LPA – On se souvient pourtant de l’action menée par les juges d’instruction au printemps dernier, pour déplorer les manques de moyens…
S. N. – Les juges d’instruction ont vivement réagi suite au départ précipité d’un confrère qui n’a pas été immédiatement remplacé. Un juge du service, particulièrement, a même menacé de remettre des gens en liberté, ce qui en termes de responsabilité est très fort et pose question. La machine médiatique s’est ensuite emballée, on a donné beaucoup de résonance à cette parole syndicale. Je peux comprendre l’inquiétude des magistrats mais la situation a vite été corrigée puisque, dès le mois de septembre, un juge a été nommé à ce poste. J’estime donc que cette réaction a été un peu disproportionnée.
LPA – Vous avez aussi l’aide de juristes assistants. Quelle est leur fonction ?
S. N. – Depuis un an, des juristes assistants travaillent avec les magistrats, sur le départage prud’homal, le contentieux de l’exécution et celui des baux commerciaux. Ce sont des juristes confirmés, titulaires d’un Master 2, qui ont déjà une expérience professionnelle. Ils font des notes de synthèse, rédigent des projets de décision sous contrôle du juge. C’est une avancée intéressante, et leur présence est aujourd’hui très bien acceptée par les magistrats professionnels.
LPA – Vous dites mener un vrai travail d’équipe. Comment rendez-vous ce travail collectif ?
S. N. – En arrivant, j’ai été frappé de voir à quel point les juges ressentaient le besoin d’être informés. Je réunis environ une fois par mois les chefs de service, à qui je demande d’être porteurs d’idées et d’analyses quant au fonctionnement de leur service. Je reçois également régulièrement les organisations syndicales et le CHSCT. Je suis très transparent avec tous sur les enjeux. Il est important que les gens aient le sentiment d’être associés au projet directionnel. Nous avons entamé une phase importante de travaux et je veille à organiser régulièrement des réunions ouvertes à tous, y compris au barreau, aux personnes du dépôt et à l’ensemble des professionnels amenés à fréquenter le palais de justice de Créteil.
LPA – Tout est donc rentré dans l’ordre aujourd’hui ?

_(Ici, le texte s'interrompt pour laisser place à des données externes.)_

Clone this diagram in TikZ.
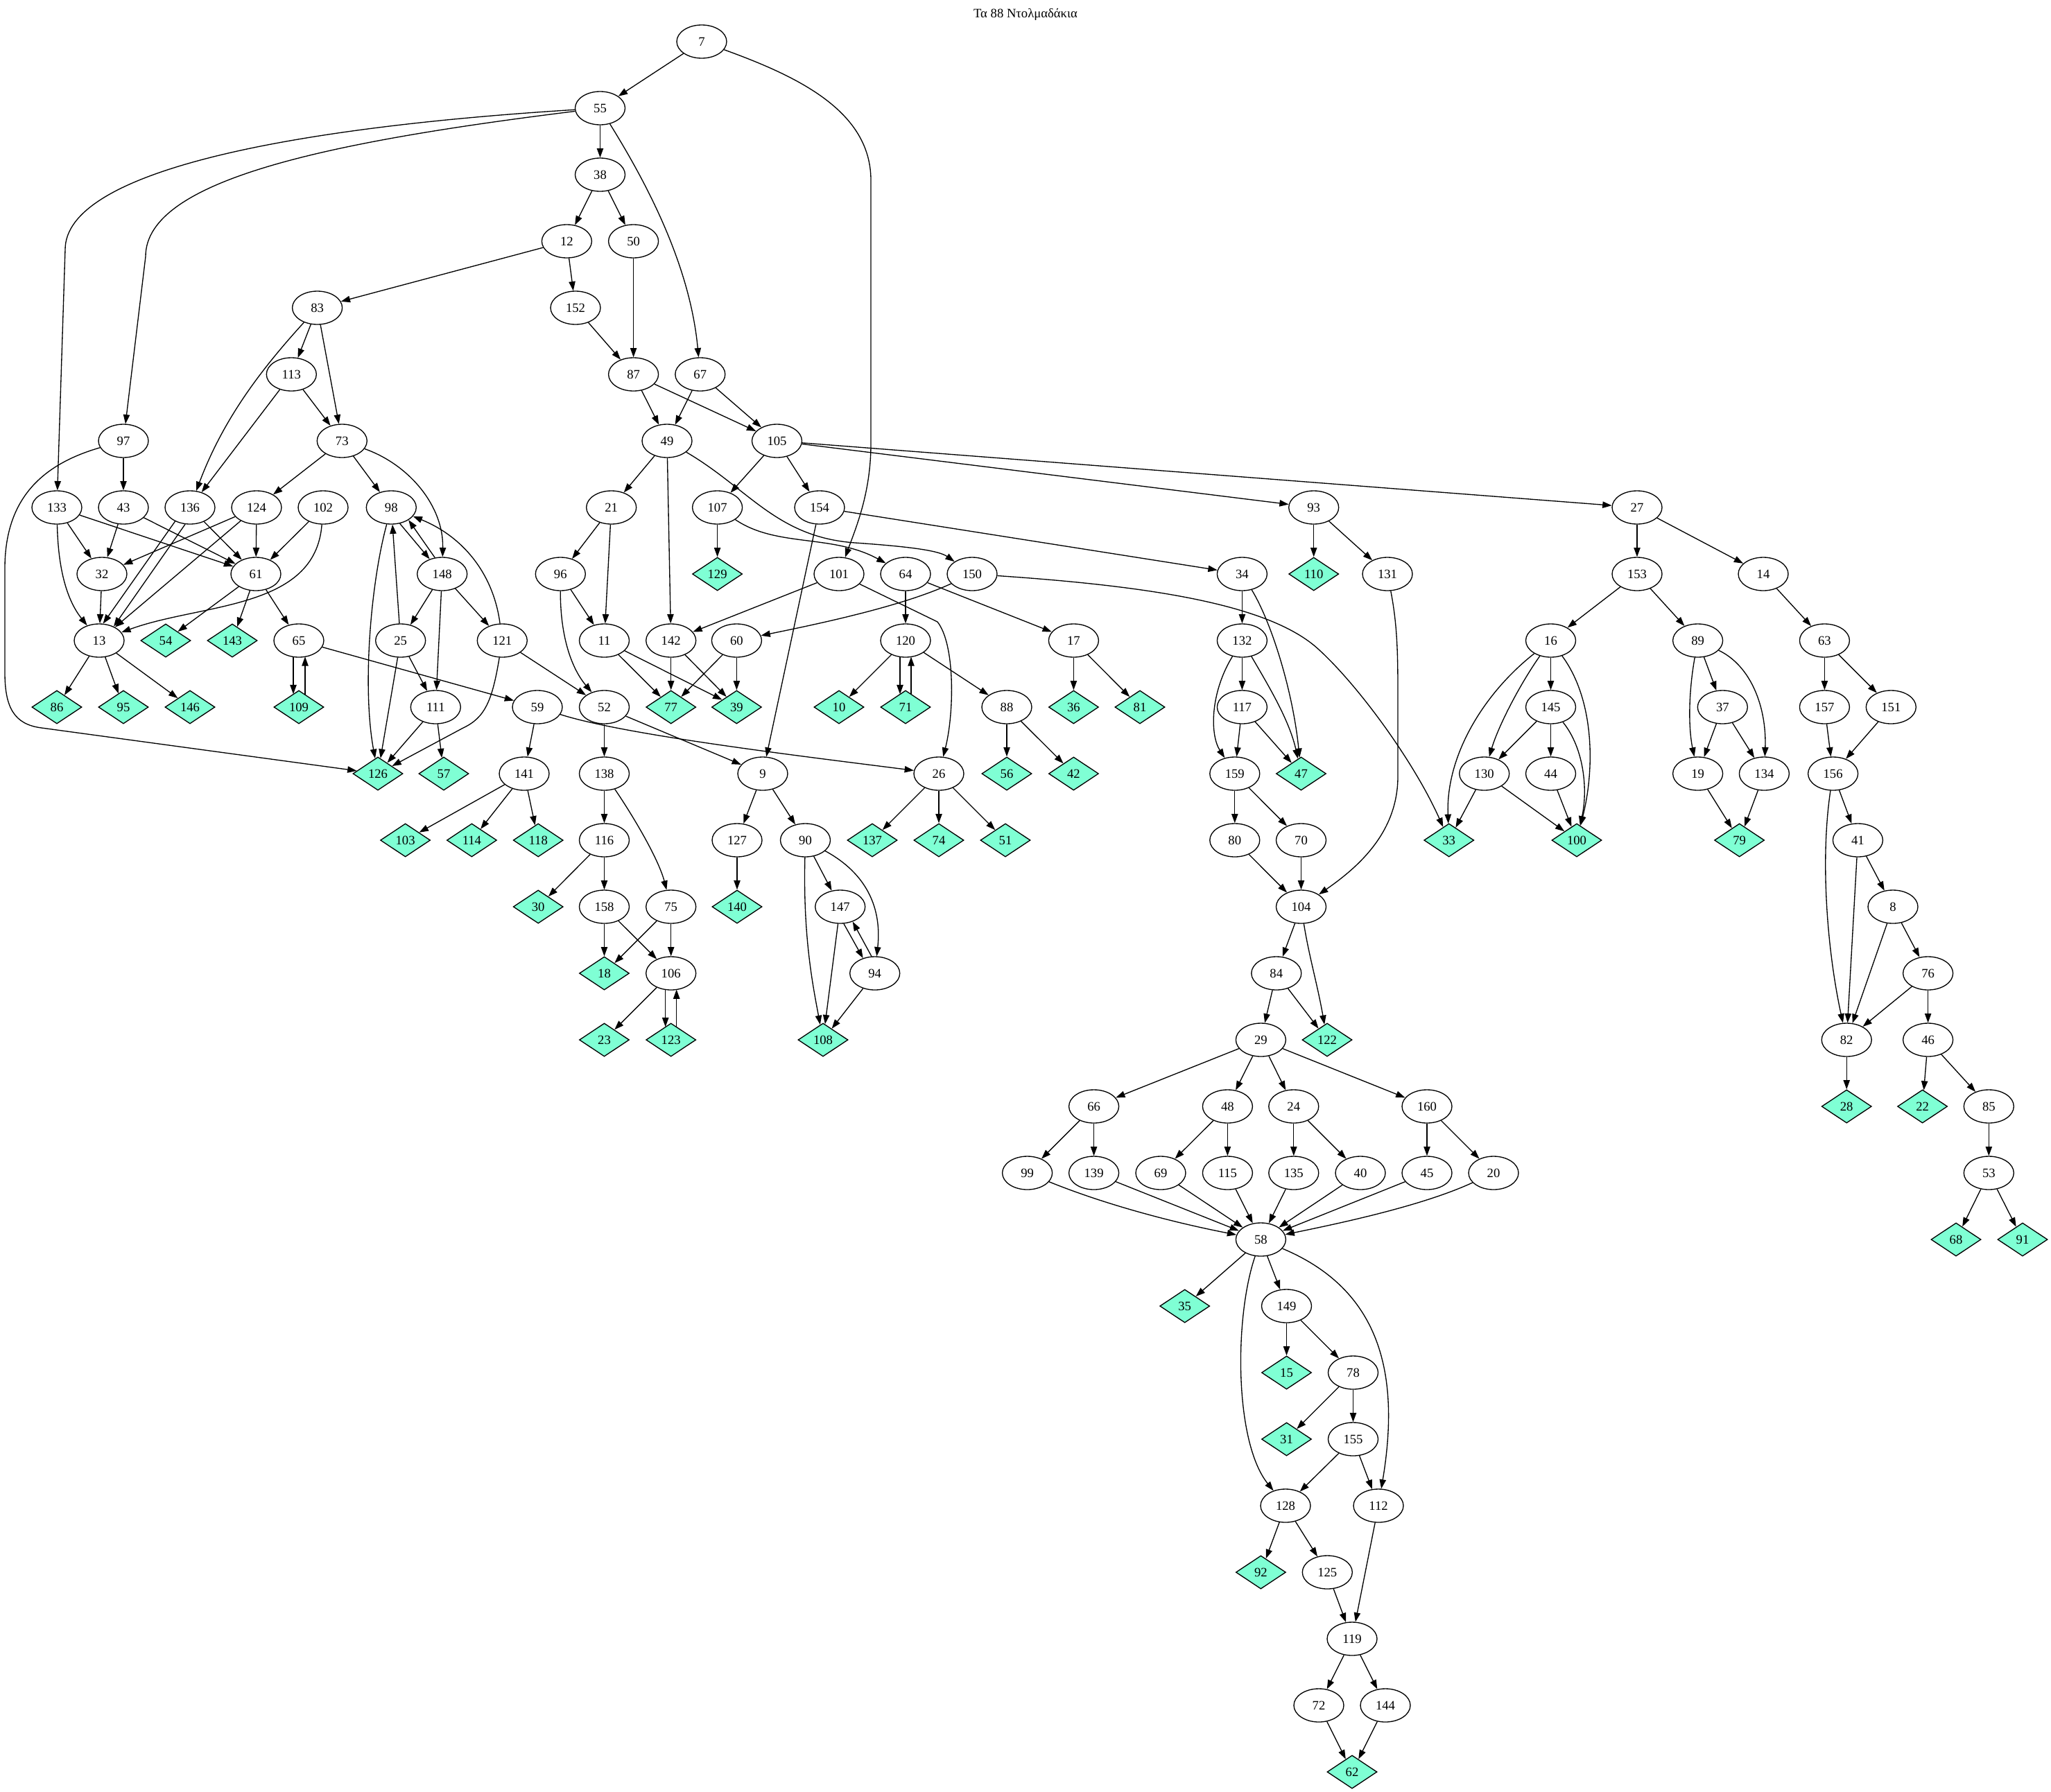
\documentclass[tikz,border=0pt]{standalone}
\usepackage{fontspec}
\setmainfont{Liberation Serif}
\usetikzlibrary{arrows.meta,shapes.geometric,calc}
\definecolor{aqua}{HTML}{7FFFD4}
\tikzset{
  ell/.style={draw, ellipse, minimum width=54pt, minimum height=36pt, inner sep=0pt, line width=1pt, font=\fontsize{14pt}{16pt}\selectfont},
  dia/.style={draw, diamond, fill=aqua, minimum width=54pt, minimum height=36pt, inner sep=0pt, shape aspect=1.5, line width=1pt, font=\fontsize{14pt}{16pt}\selectfont},
  edg/.style={line width=1pt, -{Triangle[length=10pt,width=7pt]}},
  ttl/.style={font=\fontsize{14pt}{16pt}\selectfont, inner sep=0pt}
}
\newcommand\mkE[3]{\node[ell] (n#1) at (#2,{60+96*#3}) {#1};}
\newcommand\mkD[3]{\node[dia] (n#1) at (#2,{60+96*#3}) {#1};}
\newcommand\mkL[2]{\draw[edg] (n#1) -- (n#2);}
\begin{document}
\begin{tikzpicture}[x=0.75pt,y=-0.75pt]
\useasboundingbox (0,0) rectangle (2958,2584);
\node[ttl] (title) at (1479,21) {Τα 88 Ντολμαδάκια};
% rank 0-6
\mkE{7}{1012}{0}
\mkE{55}{865.5}{1}
\mkE{38}{865.5}{2}
\mkE{12}{817.4}{3} \mkE{50}{913.6}{3}
\mkE{83}{457.6}{4} \mkE{152}{830}{4}
\mkE{113}{420.3}{5} \mkE{87}{913.6}{5} \mkE{67}{1009.8}{5}
\mkE{97}{178}{6} \mkE{73}{493.3}{6} \mkE{49}{962}{6} \mkE{105}{1120.5}{6}
% rank 7
\mkE{133}{82}{7} \mkE{43}{178}{7} \mkE{136}{274}{7} \mkE{124}{370}{7} \mkE{102}{466}{7}
\mkE{98}{564.3}{7} \mkE{21}{881.7}{7} \mkE{107}{1034.6}{7} \mkE{154}{1182}{7}
\mkE{93}{1894.7}{7} \mkE{27}{2361}{7}
% rank 8
\mkE{32}{147}{8} \mkE{61}{369}{8} \mkE{148}{637.7}{8} \mkE{96}{808.3}{8} \mkD{129}{1034.6}{8}
\mkE{101}{1210}{8} \mkE{64}{1306}{8} \mkE{150}{1402}{8} \mkE{34}{1791.4}{8} \mkD{110}{1894.7}{8}
\mkE{131}{2001}{8} \mkE{153}{2361}{8} \mkE{14}{2543}{8}
% rank 9
\mkE{13}{143}{9} \mkD{54}{239}{9} \mkD{143}{335}{9} \mkE{65}{431}{9} \mkE{25}{577.7}{9}
\mkE{121}{724.3}{9} \mkE{11}{871.5}{9} \mkE{142}{967.7}{9} \mkE{60}{1062.4}{9} \mkE{120}{1306}{9}
\mkE{17}{1548.4}{9} \mkE{132}{1791.4}{9} \mkE{16}{2236.5}{9} \mkE{89}{2448.6}{9} \mkE{63}{2631.4}{9}
% rank 10
\mkD{86}{82}{10} \mkD{95}{178}{10} \mkD{146}{274}{10} \mkD{109}{431}{10} \mkE{111}{628.3}{10}
\mkE{59}{775}{10} \mkE{52}{871.5}{10} \mkD{77}{967.7}{10} \mkD{39}{1062.4}{10} \mkD{10}{1210}{10}
\mkD{71}{1306}{10} \mkE{88}{1452}{10} \mkD{36}{1548.4}{10} \mkD{81}{1644}{10} \mkE{117}{1791.4}{10}
\mkE{145}{2236.5}{10} \mkE{37}{2484.3}{10} \mkE{157}{2631.4}{10} \mkE{151}{2727.3}{10}
% rank 11
\mkD{126}{545}{11} \mkD{57}{640}{11} \mkE{141}{756}{11} \mkE{138}{871.5}{11} \mkE{9}{1100}{11}
\mkE{26}{1354}{11} \mkD{56}{1452}{11} \mkD{42}{1548.4}{11} \mkE{159}{1780.8}{11} \mkD{47}{1876.5}{11}
\mkE{130}{2140.7}{11} \mkE{44}{2236.5}{11} \mkE{19}{2448.6}{11} \mkE{134}{2544.4}{11} \mkE{156}{2643.6}{11}
% rank 12
\mkD{103}{584.6}{12} \mkD{114}{680.4}{12} \mkD{118}{776.2}{12} \mkE{116}{871.5}{12} \mkE{127}{1063}{12}
\mkE{90}{1161.5}{12} \mkD{137}{1258}{12} \mkD{74}{1354}{12} \mkD{51}{1450}{12} \mkE{80}{1780.8}{12}
\mkE{70}{1876.5}{12} \mkD{33}{2089.7}{12} \mkD{100}{2274}{12} \mkD{79}{2508.6}{12} \mkE{41}{2679.4}{12}
% rank 13
\mkD{30}{776.2}{13} \mkE{158}{871.5}{13} \mkE{75}{967.7}{13} \mkD{140}{1063}{13} \mkE{147}{1211.7}{13}
\mkE{104}{1876.5}{13} \mkE{8}{2730}{13}
% rank 14
\mkD{18}{871.5}{14} \mkE{106}{967.7}{14} \mkE{94}{1261.7}{14} \mkE{84}{1840.8}{14} \mkE{76}{2780.6}{14}
% rank 15
\mkD{23}{871.5}{15} \mkD{123}{967.7}{15} \mkD{108}{1187}{15} \mkE{29}{1818.4}{15} \mkD{122}{1914}{15}
\mkE{82}{2663.2}{15} \mkE{46}{2780.6}{15}
% rank 16
\mkE{66}{1577.6}{16} \mkE{48}{1770.4}{16} \mkE{24}{1865.8}{16} \mkE{160}{2058}{16}
\mkD{28}{2663.2}{16} \mkD{22}{2772.6}{16} \mkE{85}{2868.3}{16}
% rank 17
\mkE{99}{1481.6}{17} \mkE{139}{1577.6}{17} \mkE{69}{1674}{17} \mkE{115}{1770.4}{17} \mkE{135}{1865.8}{17}
\mkE{40}{1962}{17} \mkE{45}{2058}{17} \mkE{20}{2154}{17} \mkE{53}{2868.3}{17}
% rank 18-26
\mkE{58}{1818.4}{18} \mkD{68}{2821}{18} \mkD{91}{2917}{18}
\mkD{35}{1708.7}{19} \mkE{149}{1855.5}{19}
\mkD{15}{1855.5}{20} \mkE{78}{1951.5}{20}
\mkD{31}{1855.5}{21} \mkE{155}{1951.5}{21}
\mkE{128}{1854}{22} \mkE{112}{1988}{22}
\mkD{92}{1818.4}{23} \mkE{125}{1914.3}{23}
\mkE{119}{1950}{24}
\mkE{72}{1902}{25} \mkE{144}{1998}{25}
\mkD{62}{1950}{26}
% straight edges
\mkL{7}{55} \mkL{55}{38} \mkL{38}{12} \mkL{38}{50} \mkL{12}{83} \mkL{12}{152} \mkL{50}{87}
\mkL{152}{87} \mkL{83}{113} \mkL{83}{73} \mkL{113}{73} \mkL{113}{136} \mkL{87}{49} \mkL{87}{105}
\mkL{67}{49} \mkL{67}{105} \mkL{97}{43} \mkL{73}{124} \mkL{73}{98} \mkL{49}{21} \mkL{49}{142}
\mkL{105}{107} \mkL{105}{154} \mkL{105}{93} \mkL{105}{27} \mkL{133}{32} \mkL{133}{61} \mkL{43}{32}
\mkL{43}{61} \mkL{136}{61} \mkL{124}{32} \mkL{124}{61} \mkL{124}{13} \mkL{102}{61} \mkL{21}{96}
\mkL{21}{11} \mkL{107}{129} \mkL{154}{34} \mkL{154}{9} \mkL{93}{110} \mkL{93}{131} \mkL{27}{153}
\mkL{27}{14} \mkL{32}{13} \mkL{61}{54} \mkL{61}{143} \mkL{61}{65} \mkL{148}{25} \mkL{148}{121}
\mkL{148}{111} \mkL{96}{11} \mkL{101}{142} \mkL{64}{120} \mkL{64}{17} \mkL{34}{132} \mkL{153}{16}
\mkL{153}{89} \mkL{14}{63} \mkL{13}{86} \mkL{13}{95} \mkL{13}{146} \mkL{65}{59} \mkL{25}{98}
\mkL{25}{126} \mkL{25}{111} \mkL{121}{52} \mkL{11}{77} \mkL{11}{39} \mkL{142}{77} \mkL{142}{39}
\mkL{60}{77} \mkL{60}{39} \mkL{120}{10} \mkL{120}{88} \mkL{17}{36} \mkL{17}{81} \mkL{132}{117}
\mkL{16}{145} \mkL{89}{37} \mkL{63}{157} \mkL{63}{151} \mkL{111}{126} \mkL{111}{57} \mkL{59}{141}
\mkL{52}{138} \mkL{52}{9} \mkL{88}{56} \mkL{88}{42} \mkL{117}{159} \mkL{117}{47} \mkL{145}{130}
\mkL{145}{44} \mkL{37}{19} \mkL{37}{134} \mkL{157}{156} \mkL{151}{156} \mkL{141}{103} \mkL{141}{114}
\mkL{141}{118} \mkL{138}{116} \mkL{9}{127} \mkL{9}{90} \mkL{26}{137} \mkL{26}{74} \mkL{26}{51}
\mkL{159}{80} \mkL{159}{70} \mkL{130}{33} \mkL{130}{100} \mkL{44}{100} \mkL{19}{79} \mkL{134}{79}
\mkL{156}{41} \mkL{41}{82} \mkL{116}{30} \mkL{116}{158} \mkL{127}{140} \mkL{147}{108} \mkL{80}{104}
\mkL{70}{104} \mkL{41}{8} \mkL{158}{18} \mkL{158}{106} \mkL{75}{18} \mkL{75}{106} \mkL{104}{84}
\mkL{8}{76} \mkL{8}{82} \mkL{106}{23} \mkL{94}{108} \mkL{84}{29} \mkL{84}{122} \mkL{76}{82}
\mkL{76}{46} \mkL{29}{66} \mkL{29}{48} \mkL{29}{24} \mkL{29}{160} \mkL{82}{28} \mkL{46}{22}
\mkL{46}{85} \mkL{66}{99} \mkL{66}{139} \mkL{48}{69} \mkL{48}{115} \mkL{24}{135} \mkL{24}{40}
\mkL{160}{45} \mkL{160}{20} \mkL{85}{53} \mkL{139}{58} \mkL{69}{58} \mkL{115}{58} \mkL{135}{58}
\mkL{40}{58} \mkL{45}{58} \mkL{53}{68} \mkL{53}{91} \mkL{58}{35} \mkL{58}{149} \mkL{149}{15}
\mkL{149}{78} \mkL{78}{31} \mkL{78}{155} \mkL{155}{128} \mkL{155}{112} \mkL{128}{92} \mkL{128}{125}
\mkL{125}{119} \mkL{112}{119} \mkL{119}{72} \mkL{119}{144} \mkL{72}{62} \mkL{144}{62} \mkL{90}{147}
% curved edges
\draw[edg] (n7) .. controls (1150,110) and (1256,160) .. (1256,260) -- (1256,640) .. controls (1256,710) and (1235,760) .. (n101);
\draw[edg] (n55) .. controls (400,185) and (94,250) .. (94,360) -- (n133);
\draw[edg] (n55) .. controls (470,205) and (210,260) .. (210,370) -- (n97);
\draw[edg] (n55) .. controls (930,260) and (995,380) .. (n67);
\draw[edg] (n83) .. controls (370,540) and (320,610) .. (n136);
\draw[edg] (n73) .. controls (590,670) and (640,730) .. (n148);
\draw[edg] (n97) .. controls (60,670) and (7,720) .. (7,820) -- (7,970) .. controls (7,1020) and (20,1045) .. (60,1050) -- (n126);
\draw[edg] (n98) .. controls (535,840) and (522,990) .. (n126);
\draw[edg] (n121) .. controls (712,830) and (670,775) .. (n98);
\draw[edg] (n121) .. controls (710,1010) and (700,1035) .. (668,1050) -- (n126);
\draw[edg] (n133) .. controls (84,830) and (100,870) .. (n13);
\draw[edg] (n102) .. controls (455,880) and (290,870) .. (n13);
\draw[edg] (n136.-137) -- (n13.77);
\draw[edg] (n136.-106) -- (n13.44);
\draw[edg] (n96) .. controls (808,920) and (825,965) .. (n52);
\draw[edg] (n59) .. controls (900,1060) and (1150,1090) .. (n26);
\draw[edg] (n49) .. controls (1080,705) and (1120,775) .. (1233,783) .. controls (1320,789) and (1355,795) .. (n150);
\draw[edg] (n107) .. controls (1120,790) and (1200,770) .. (n64);
\draw[edg] (n150) .. controls (1300,875) and (1180,900) .. (n60);
\draw[edg] (n150) .. controls (1650,845) and (1830,870) .. (1902,937) .. controls (1960,990) and (2040,1100) .. (n33);
\draw[edg] (n101) -- (1352,897) .. controls (1378,930) and (1376,1030) .. (n26);
\draw[edg] (n34) .. controls (1835,900) and (1865,1000) .. (n47);
\draw[edg] (n132) .. controls (1830,990) and (1860,1040) .. (n47);
\draw[edg] (n132) .. controls (1745,1000) and (1745,1060) .. (n159);
\draw[edg] (n131) .. controls (2015,900) and (2016,940) .. (2016,1000) -- (2016,1120) .. controls (2016,1200) and (1960,1250) .. (n104);
\draw[edg] (n16) .. controls (2140,1000) and (2085,1090) .. (n33);
\draw[edg] (n16) .. controls (2190,990) and (2160,1050) .. (n130);
\draw[edg] (n16) .. controls (2300,1010) and (2300,1110) .. (n100);
\draw[edg] (n145) .. controls (2285,1080) and (2290,1140) .. (n100);
\draw[edg] (n89) .. controls (2435,1000) and (2435,1050) .. (n19);
\draw[edg] (n89) .. controls (2525,960) and (2548,1020) .. (n134);
\draw[edg] (n156) .. controls (2625,1240) and (2635,1370) .. (n82);
\draw[edg] (n104) .. controls (1888,1380) and (1900,1420) .. (n122);
\draw[edg] (n58) .. controls (1780,1900) and (1780,2080) .. (n128);
\draw[edg] (n58) .. controls (1990,1860) and (2020,1980) .. (n112);
\draw[edg] (n99) .. controls (1600,1740) and (1700,1765) .. (n58);
\draw[edg] (n20) .. controls (2050,1740) and (1930,1765) .. (n58);
\draw[edg] (n90) .. controls (1250,1260) and (1272,1310) .. (n94);
\draw[edg] (n90) .. controls (1158,1350) and (1172,1420) .. (n108);
\draw[edg] (n138) .. controls (915,1180) and (950,1240) .. (n75);
% paired edges
\draw[edg] (n98.-62) -- (n148.130);
\draw[edg] (n148.114) -- (n98.-36);
\draw[edg] (n147.-78) -- (n94.128);
\draw[edg] (n94.101) -- (n147.-50);
\draw[edg] ($(n120)+(-8,23.4)$) -- ($(n71)+(-8,-18.7)$);
\draw[edg] ($(n71)+(8,-18.7)$) -- ($(n120)+(8,23.4)$);
\draw[edg] ($(n65)+(-8,23.4)$) -- ($(n109)+(-8,-18.7)$);
\draw[edg] ($(n109)+(9,-18)$) -- ($(n65)+(9,23.2)$);
\draw[edg] ($(n106)+(-8,23.4)$) -- ($(n123)+(-8,-18.7)$);
\draw[edg] ($(n123)+(8,-18.7)$) -- ($(n106)+(8,23.4)$);
\end{tikzpicture}
\end{document}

S. N. – La situation est incontestablement meilleure mais il y a bien évidemment encore des choses à améliorer. Sur le plan matériel, le réseau informatique pourrait être plus moderne et opérationnel. Quant aux ressources humaines, il faudrait revoir l’effectif théorique à la hausse, mais cela dépend du ministère, pas de moi. Sur certaines parties du territoire, les besoins sont plus importants qu’ailleurs, et c’est le cas dans la juridiction du Val-de-Marne, qui, d’une part abrite des pôles d’activités importants, comme Orly et Rungis, et d’autre part doit faire face à une délinquance massive. Les projections en termes d’effectifs doivent être évaluées par rapport à la croissance démographique, aux spécificités du département. On peut à juste titre estimer qu’il faut accompagner l’évolution démographique et socio-économique du département et augmenter l’effectif, pour renforcer, en priorité, le pénal, l’instruction, et les affaires familiales.
LPA – Dans quelle mesure faudrait-il augmenter les effectifs ?
S. N. – De manière macro, on estime qu’il faudrait un juge supplémentaire par an pour compenser l’évolution démographique. C’est d’ailleurs ce que fait le ministère quand il le peut. Quand on observe l’évolution des effectifs sur de longues périodes, on voit que le rattrapage des effectifs se fait par à-coups. Lorsque je suis arrivé, nous avions à Créteil 4 juges des libertés et de la détention, nous en avons désormais 5. De même, nous avions 9 juges de l’application des peines et en avons désormais 10. On peut en déduire que la parole et l’analyse de Créteil ont été écoutées.
LPA – Quel est votre objectif pour la juridiction ?
S. N. – Je souhaiterais que Créteil bénéficie d’une nouvelle image. Pour cela, il faut que nous ayons les moyens de bien travailler, en termes d’effectifs, mais aussi de ressource immobilière et informatique. La manière d’envisager Créteil change peu à peu. Alors que j’étais en poste depuis neuf mois, de très bons collègues, parmi les meilleurs magistrats parisiens, m’ont appelé pour me faire part de leur souhait de venir travailler à Créteil. Je constate avec une grande satisfaction que la juridiction redevient dynamique.